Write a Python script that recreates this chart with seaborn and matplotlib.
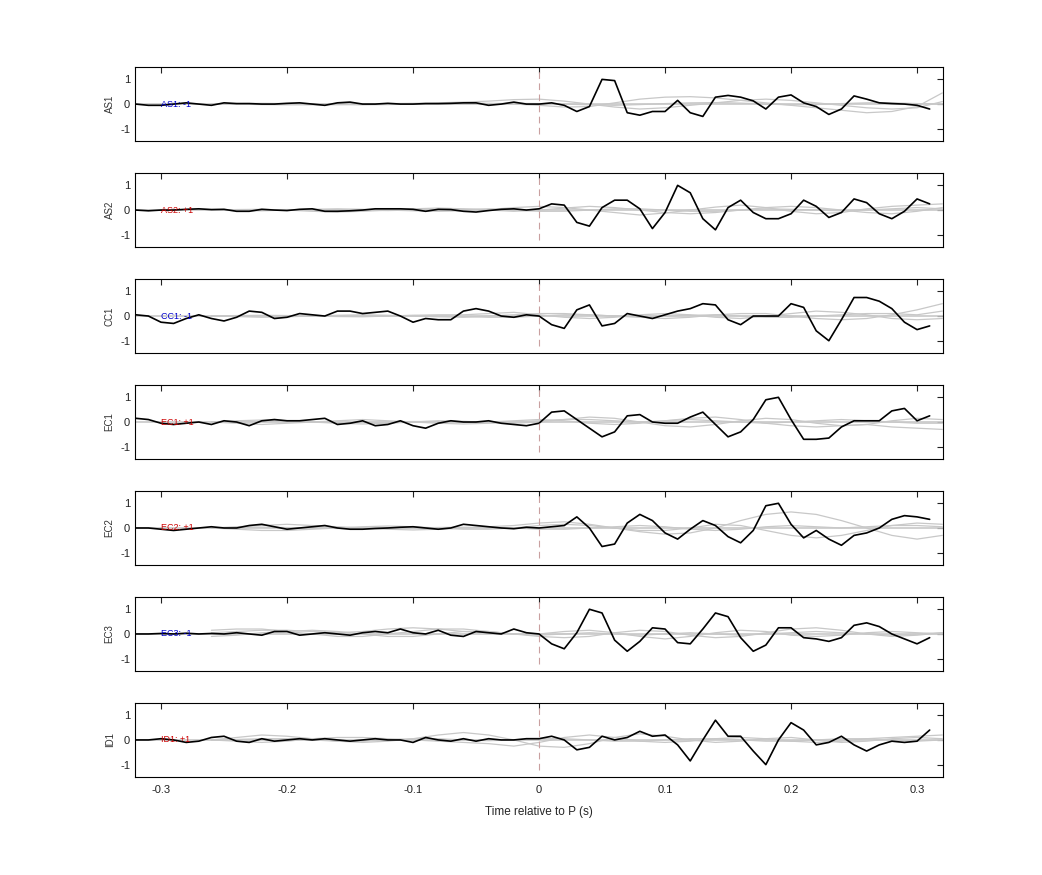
import numpy as np
import matplotlib.pyplot as plt
import seaborn as sns

sns.set_style("white")
plt.rcParams['font.family'] = ['Liberation Sans', 'DejaVu Sans']
plt.rcParams['axes.unicode_minus'] = False

stations = ['AS1', 'AS2', 'CC1', 'EC1', 'EC2', 'EC3', 'ID1']
polarity = ['-1', '+1', '-1', '+1', '+1', '-1', '+1']

# black trace, t = -0.32 .. 0.31 step 0.01
time = np.round(np.arange(-32, 32) * 0.01, 2)
traces = {
    'AS1': [0.0, -0.05, -0.05, 0.0, 0.05, 0.0, -0.05, 0.05, 0.02, 0.02, 0.0, 0.0, 0.03, 0.05, 0.0, -0.05, 0.05, 0.08, 0.0, 0.0, 0.03, 0.0, 0.0, 0.02, 0.02, 0.03, 0.05, 0.05, -0.05, 0.0, 0.08, 0.0,
            0.0, 0.05, -0.05, -0.3, -0.1, 1.0, 0.95, -0.35, -0.45, -0.3, -0.3, 0.15, -0.35, -0.5, 0.28, 0.35, 0.28, 0.13, -0.2, 0.28, 0.37, 0.05, -0.1, -0.42, -0.2, 0.33, 0.2, 0.05, 0.02, 0.0, -0.05, -0.2],
    'AS2': [0.0, -0.03, 0.0, 0.0, 0.03, 0.05, 0.02, 0.03, -0.05, -0.05, 0.03, 0.0, -0.02, 0.03, 0.05, -0.05, -0.05, -0.03, 0.0, 0.05, 0.05, 0.05, 0.03, -0.05, 0.03, 0.02, -0.05, -0.08, -0.02, 0.03, 0.05, 0.0,
            0.05, 0.25, 0.2, -0.5, -0.65, 0.1, 0.4, 0.4, 0.05, -0.75, -0.1, 1.0, 0.7, -0.35, -0.8, 0.1, 0.4, -0.1, -0.35, -0.35, -0.15, 0.4, 0.15, -0.3, -0.1, 0.45, 0.3, -0.15, -0.35, -0.05, 0.45, 0.25],
    'CC1': [0.05, 0.0, -0.25, -0.3, -0.1, 0.05, -0.1, -0.2, -0.05, 0.2, 0.15, -0.1, -0.05, 0.1, 0.05, 0.0, 0.2, 0.2, 0.1, 0.15, 0.2, 0.0, -0.25, -0.1, -0.15, -0.15, 0.2, 0.3, 0.2, 0.0, -0.05, 0.05,
            0.0, -0.35, -0.5, 0.25, 0.45, -0.4, -0.3, 0.1, 0.0, -0.1, 0.05, 0.2, 0.3, 0.5, 0.45, -0.15, -0.35, 0.0, 0.0, 0.0, 0.5, 0.35, -0.6, -1.0, -0.15, 0.75, 0.75, 0.6, 0.3, -0.25, -0.55, -0.4],
    'EC1': [0.15, 0.1, -0.05, -0.1, -0.05, 0.0, -0.1, 0.05, 0.0, -0.15, 0.05, 0.1, 0.05, 0.05, 0.1, 0.15, -0.1, -0.05, 0.05, -0.15, -0.1, 0.05, -0.15, -0.25, -0.05, 0.05, 0.0, 0.0, 0.05, -0.05, -0.1, -0.15,
            -0.05, 0.4, 0.45, 0.1, -0.25, -0.6, -0.4, 0.25, 0.3, 0.0, -0.05, -0.05, 0.2, 0.4, -0.1, -0.6, -0.4, 0.1, 0.9, 1.0, 0.1, -0.7, -0.7, -0.65, -0.2, 0.05, 0.05, 0.05, 0.45, 0.55, 0.05, 0.25],
    'EC2': [0.0, 0.0, -0.05, -0.1, -0.05, 0.0, 0.05, 0.0, 0.0, 0.1, 0.15, 0.05, -0.05, 0.0, 0.05, 0.1, 0.0, -0.05, -0.05, -0.02, 0.0, 0.03, 0.05, 0.0, -0.05, 0.0, 0.15, 0.1, 0.05, 0.0, -0.03, 0.03,
            0.0, 0.05, 0.1, 0.45, 0.0, -0.75, -0.65, 0.2, 0.55, 0.3, -0.2, -0.45, -0.05, 0.3, 0.1, -0.35, -0.6, -0.1, 0.9, 1.0, 0.15, -0.4, -0.1, -0.45, -0.7, -0.3, -0.2, 0.0, 0.35, 0.5, 0.45, 0.35],
    'EC3': [0.0, 0.0, 0.02, 0.0, 0.03, 0.0, 0.02, 0.0, 0.05, 0.0, -0.05, 0.1, 0.1, -0.05, 0.0, 0.05, 0.0, -0.05, 0.05, 0.1, 0.05, 0.2, 0.05, 0.0, 0.15, -0.05, -0.1, 0.1, 0.05, 0.0, 0.2, 0.05,
            0.0, -0.4, -0.6, 0.05, 1.0, 0.85, -0.25, -0.7, -0.3, 0.25, 0.2, -0.35, -0.4, 0.2, 0.85, 0.7, -0.15, -0.7, -0.45, 0.25, 0.25, -0.15, -0.2, -0.3, -0.15, 0.35, 0.45, 0.3, 0.0, -0.2, -0.4, -0.15],
    'ID1': [0.0, 0.0, 0.05, 0.0, -0.1, -0.05, 0.1, 0.15, -0.05, -0.1, 0.05, -0.05, 0.0, 0.05, 0.0, 0.05, 0.0, -0.05, 0.0, 0.05, 0.0, 0.0, -0.1, 0.1, 0.0, -0.05, 0.05, -0.05, 0.05, 0.0, 0.0, 0.05,
            0.05, 0.15, 0.0, -0.4, -0.3, 0.15, 0.0, 0.1, 0.35, 0.15, 0.2, -0.2, -0.85, 0.0, 0.8, 0.15, 0.15, -0.45, -1.0, 0.0, 0.7, 0.4, -0.2, -0.1, 0.15, -0.2, -0.45, -0.2, -0.05, -0.1, -0.05, 0.4],
}

# grey traces, t = -0.26 .. 0.32 step 0.02
gtime = np.round(np.arange(-13, 17) * 0.02, 2)
grey = {
    'AS1': [[0, 0, -0.02, -0.03, -0.03, -0.02, 0, 0.02, 0.03, 0.05, 0.08, 0.12, 0.18, 0.2, 0.12, 0.0, -0.12, -0.2, -0.15, -0.05, 0.05, 0.15, 0.2, 0.15, 0.05, -0.05, -0.15, -0.2, -0.15, 0.1],
            [0, 0.02, 0.03, 0.02, 0, -0.02, -0.03, -0.02, 0, 0.02, 0.05, 0.03, 0.0, -0.05, -0.12, -0.1, 0.05, 0.2, 0.28, 0.3, 0.25, 0.15, 0.05, -0.05, -0.15, -0.25, -0.35, -0.3, -0.1, 0.45],
            [0, 0, 0.01, 0.01, 0, 0, 0, 0.01, 0.01, 0, 0, 0.02, 0.03, 0.02, 0.0, -0.03, -0.05, -0.02, 0.02, 0.05, 0.06, 0.04, 0.0, -0.03, -0.02, 0.02, 0.05, 0.05, 0.02, 0.0]],
    'AS2': [[0, 0.02, 0.03, 0.0, -0.05, -0.08, -0.05, 0.0, 0.05, 0.08, 0.05, 0.0, -0.05, 0.0, 0.08, 0.15, 0.1, 0.0, -0.1, -0.15, -0.1, 0.0, 0.1, 0.15, 0.1, 0.0, -0.1, -0.15, -0.05, 0.1],
            [0, -0.02, -0.03, 0.0, 0.03, 0.05, 0.03, 0.0, -0.03, -0.05, -0.03, 0.02, 0.1, 0.15, 0.1, 0.0, -0.1, -0.2, -0.12, 0.0, 0.12, 0.2, 0.1, -0.05, -0.15, -0.1, 0.05, 0.15, 0.2, 0.25],
            [0, 0, 0.01, 0.02, 0.01, 0, -0.01, -0.02, 0, 0.02, 0.03, 0.05, 0.0, -0.05, -0.05, 0.0, 0.05, 0.05, 0.0, -0.05, -0.05, 0.0, 0.05, 0.03, 0.0, -0.03, 0.0, 0.05, 0.1, 0.05]],
    'CC1': [[0, -0.02, -0.05, -0.03, 0.0, 0.03, 0.05, 0.03, 0.0, -0.03, -0.05, 0.0, 0.05, 0.1, 0.1, 0.05, 0.0, -0.05, -0.1, -0.05, 0.05, 0.1, 0.1, 0.0, -0.1, -0.15, -0.1, 0.05, 0.25, 0.5],
            [0, 0.02, 0.03, 0.02, 0.0, -0.02, -0.03, 0.0, 0.03, 0.05, 0.05, 0.1, 0.15, 0.05, -0.05, -0.1, -0.05, 0.05, 0.1, 0.05, -0.05, -0.1, 0.0, 0.1, 0.2, 0.15, 0.05, -0.1, -0.15, -0.1],
            [0, 0, 0.01, 0.01, 0, -0.01, 0, 0.01, 0.02, 0.0, -0.02, -0.05, -0.05, 0.0, 0.05, 0.05, 0.0, -0.03, 0.0, 0.03, 0.05, 0.0, -0.05, -0.05, 0.0, 0.05, 0.1, 0.1, 0.05, 0.2]],
    'EC1': [[0, 0.05, 0.08, 0.05, 0.0, -0.05, -0.08, -0.05, 0.0, 0.05, 0.03, -0.02, -0.05, 0.0, 0.1, 0.2, 0.15, 0.0, -0.15, -0.2, -0.1, 0.05, 0.15, 0.1, -0.05, -0.15, -0.1, 0.05, 0.15, 0.1],
            [0, -0.05, -0.1, -0.05, 0.0, 0.05, 0.1, 0.05, 0.0, -0.05, -0.08, -0.05, 0.0, 0.05, 0.1, 0.1, 0.05, 0.0, 0.05, 0.15, 0.2, 0.1, -0.05, -0.15, -0.2, -0.15, -0.1, -0.2, -0.25, -0.3],
            [0, 0, 0.02, 0.02, 0, -0.02, -0.02, 0, 0.02, 0.02, 0, 0.0, 0.05, 0.1, 0.05, -0.05, -0.1, -0.05, 0.05, 0.1, 0.05, 0.0, -0.05, 0.0, 0.05, 0.1, 0.05, 0.0, -0.05, -0.05]],
    'EC2': [[0, 0.05, 0.1, 0.15, 0.1, 0.05, 0.0, -0.05, -0.08, -0.05, 0.0, 0.05, 0.1, 0.2, 0.25, 0.15, 0.0, -0.15, -0.25, -0.2, 0.0, 0.3, 0.55, 0.65, 0.55, 0.3, 0.0, -0.3, -0.45, -0.3],
            [0, -0.05, -0.1, -0.1, -0.05, 0.0, 0.05, 0.08, 0.05, 0.0, -0.05, -0.05, 0.0, 0.1, 0.15, 0.1, 0.0, -0.1, -0.1, 0.0, 0.15, 0.1, -0.1, -0.3, -0.4, -0.3, -0.1, 0.1, 0.2, 0.15],
            [0, 0.02, 0.03, 0.02, 0, -0.02, -0.03, -0.02, 0, 0.02, 0.03, 0.02, 0.0, -0.05, -0.05, 0.0, 0.05, 0.1, 0.05, -0.05, -0.1, -0.05, 0.05, 0.1, 0.05, 0.0, 0.05, 0.1, 0.1, 0.05]],
    'EC3': [[0.15, 0.2, 0.2, 0.1, 0.0, -0.1, -0.1, 0.0, 0.1, 0.2, 0.2, 0.1, 0.0, -0.1, -0.15, -0.1, 0.05, 0.15, 0.1, -0.05, -0.15, -0.1, 0.05, 0.2, 0.25, 0.15, 0.0, -0.1, -0.05, 0.05],
            [-0.1, -0.05, 0.05, 0.1, 0.15, 0.1, 0.0, -0.1, -0.1, 0.0, 0.1, 0.1, 0.0, 0.0, 0.1, 0.15, 0.05, -0.1, -0.2, -0.1, 0.05, 0.15, 0.1, -0.05, -0.1, -0.05, 0.05, 0.1, 0.05, 0.0],
            [0.05, 0.1, 0.15, 0.15, 0.1, 0.05, 0.1, 0.2, 0.25, 0.2, 0.1, 0.05, 0.0, -0.05, 0.0, 0.05, 0.0, -0.05, 0.0, 0.05, 0.0, -0.05, 0.0, 0.05, 0.1, 0.05, 0.0, -0.05, 0.0, 0.05]],
    'ID1': [[0.0, 0.1, 0.2, 0.15, 0.05, -0.05, -0.1, -0.05, 0.05, 0.2, 0.3, 0.2, 0.0, -0.25, -0.3, -0.15, 0.1, 0.25, 0.15, 0.0, -0.1, -0.05, 0.05, 0.1, 0.0, -0.1, -0.05, 0.05, 0.1, 0.05],
            [0.0, -0.05, -0.1, -0.05, 0.05, 0.1, 0.1, 0.05, 0.0, -0.05, -0.1, -0.15, -0.25, -0.1, 0.1, 0.2, 0.1, -0.05, -0.1, -0.05, 0.05, 0.1, 0.05, -0.05, -0.1, -0.05, 0.05, 0.1, 0.15, 0.2],
            [0.0, 0.02, 0.05, 0.05, 0.0, -0.05, -0.05, 0.0, 0.05, 0.05, 0.0, -0.03, 0.0, 0.05, 0.05, 0.0, -0.05, -0.05, 0.0, 0.05, 0.05, 0.0, -0.05, -0.05, 0.0, 0.05, 0.05, 0.0, -0.05, 0.0]],
}

fig, axes = plt.subplots(len(stations), 1, figsize=(10.42, 8.75), dpi=100, sharex=True)
fig.subplots_adjust(left=0.1296, right=0.905, top=0.9234, bottom=0.112, hspace=0.43)

for ax, st, pol in zip(axes, stations, polarity):
    for g in grey[st]:
        sns.lineplot(x=gtime, y=g, ax=ax, color='#c8c8c8', linewidth=0.9)
    ax.axhline(0, color='#c8c8c8', linewidth=1.2)
    sns.lineplot(x=time, y=traces[st], ax=ax, color='black', linewidth=1.2)
    ax.axvline(0, ymin=0.1, ymax=1, color='#c9a0a0', linewidth=0.8, dashes=(6, 4))
    col = '#0000cc' if pol == '-1' else '#cc0000'
    ax.text(-0.3, 0, f'{st}: {pol}', color=col, fontsize=6.5, va='center', ha='left')
    ax.set_xlim(-0.3206, 0.3206)
    ax.set_ylim(-1.5, 1.5)
    ax.set_yticks([-1, 0, 1])
    ax.set_ylabel(st, fontsize=7, color='#333333')
    ax.tick_params(direction='in', top=True, right=True, labelsize=8, length=4, colors='#222222')
    for s in ax.spines.values():
        s.set_color('black')
        s.set_linewidth(0.8)

axes[-1].set_xticks([-0.3, -0.2, -0.1, 0, 0.1, 0.2, 0.3])
axes[-1].set_xticklabels(['-0.3', '-0.2', '-0.1', '0', '0.1', '0.2', '0.3'])
axes[-1].tick_params(axis='x', pad=6)
axes[-1].set_xlabel('Time relative to P (s)', fontsize=8.5, labelpad=8)

fig.savefig('out.png', dpi=100)
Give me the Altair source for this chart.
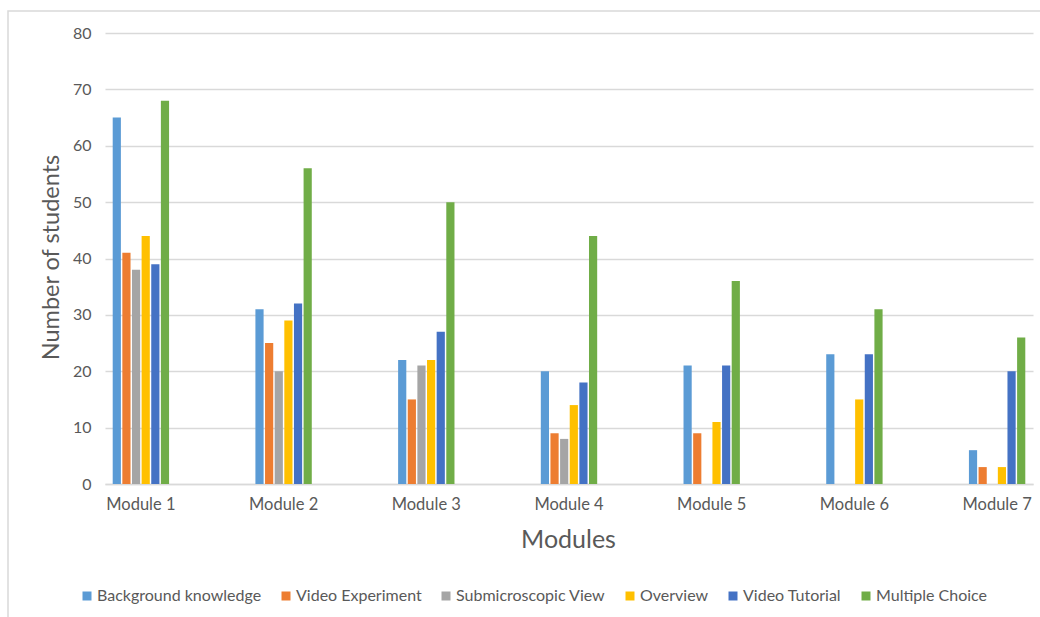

• • • • • • •

- **WRITTEN TASK**:
Please extract exactly the lines of the data, from the first through the line containing "polarity = ['-1', '+1', '-1', '+1', '+1', '-1', '+1']", and add no pictures to the copy.

- **SOLUTION TO THIS EXERCISE**:
Write a Python script that recreates this chart with seaborn and matplotlib.
import numpy as np
import matplotlib.pyplot as plt
import seaborn as sns

sns.set_style("white")
plt.rcParams['font.family'] = ['Liberation Sans', 'DejaVu Sans']
plt.rcParams['axes.unicode_minus'] = False

stations = ['AS1', 'AS2', 'CC1', 'EC1', 'EC2', 'EC3', 'ID1']
polarity = ['-1', '+1', '-1', '+1', '+1', '-1', '+1']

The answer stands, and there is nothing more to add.